Réjane Lhote, vue de l’exposition “Contreformes”, galerie du Haut Pavé, Paris, janvier 2018

Voilà, enfin, ce “détail” agrandi. Que constatons-nous ? Premièrement, ce qui frappe, c’est qu’il s’agit ici d’une œuvre éphémère. En effet, Lhote se trouve ici dans une galerie, et il est bien évident que la galerie, une fois l’exposition terminée, va repeindre les murs portants. Ensuite, de quoi avons-nous l’impression ? Ne pouvant généraliser, je dirais que, de mon point de vue expérientiel, j’ai l’impression de voir une architecture décoller, justement à l’intérieur d’une architecture asservie ; et, de ce point de vue, on pourrait même avoir l’impression que la dissolution du dessin au bas des structures représentent la vapeur des boosters… Mais non ! C’est plus certainement la dissémination, la désintégration du dessin. La preuve, voyez en bas à droite : il se propage au sol. Voyez comme il arrive sur cette nouvelle dimention, dans un état chimique, mais, sur sa droite, reprenant son format génétique. Mais on pourrait aussi penser que la connexion s’est fait depuis le bas du mur plus à droite…

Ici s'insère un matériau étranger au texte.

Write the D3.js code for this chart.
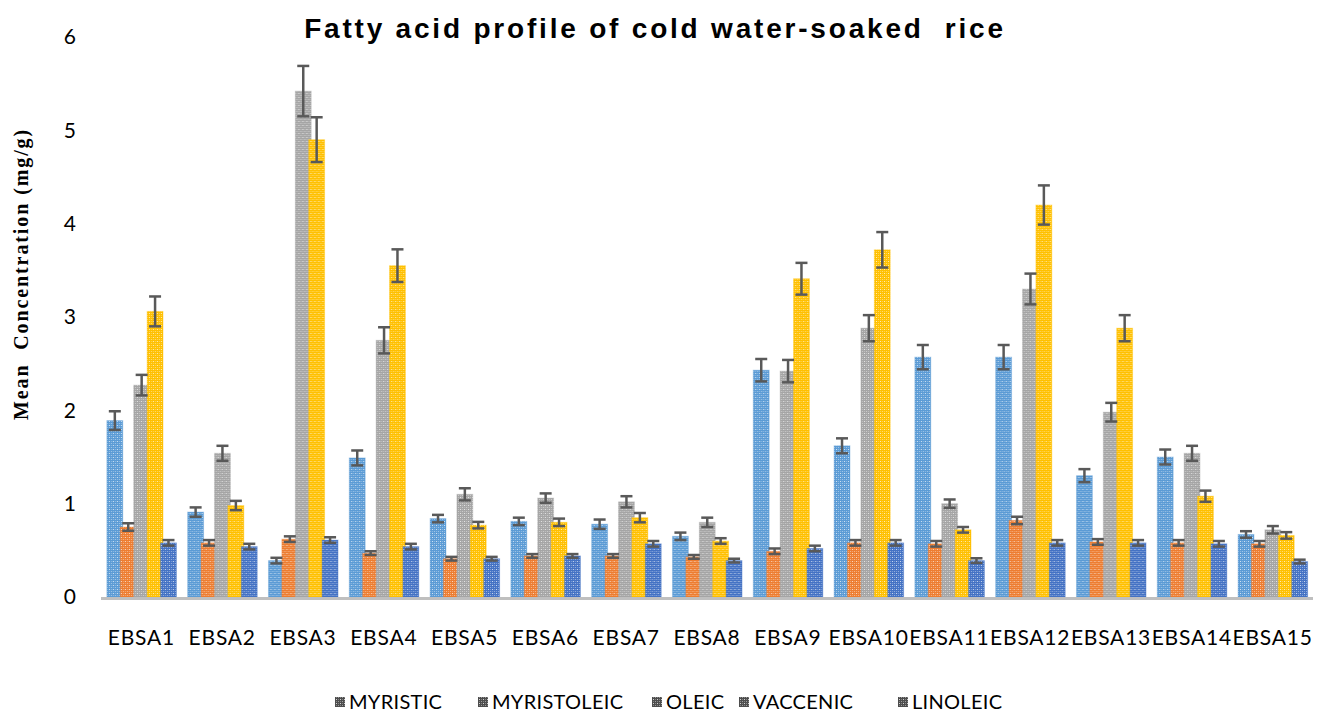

Lhote aime à jouer avec les volumes, les symétries, et le discontinuités. Voyez ce grand vide entre les deux murs portants, cependant qu’au sol la connexion n’est pas rompue… Et, en fait, toute la pièce est connectée, le vide n’étant qu’une pause, ou bien même la trace d’une pièce manquante… allez savoir ! Après, je parle de connexion, mais on pourrait tout autant voir dans ces pièces quelque chose qui tient lieu de disconnexion, comme autant de prises mâles/femelles qui ne “pluggent” pas. C’est la vue macroscopique. Mais, tout de même, nous en restons sur un certain schéma de connexion, cependant qu’incomplet. Mais c’est voulu, bien évidemment. Et c’est aussi dans ce sens que Lhote, supputé-je, nous montre des fragments ; des fragments historiques, qui ont une histoire (retournez voir le détail, et examiner toutes les façons de faire tenir la matière).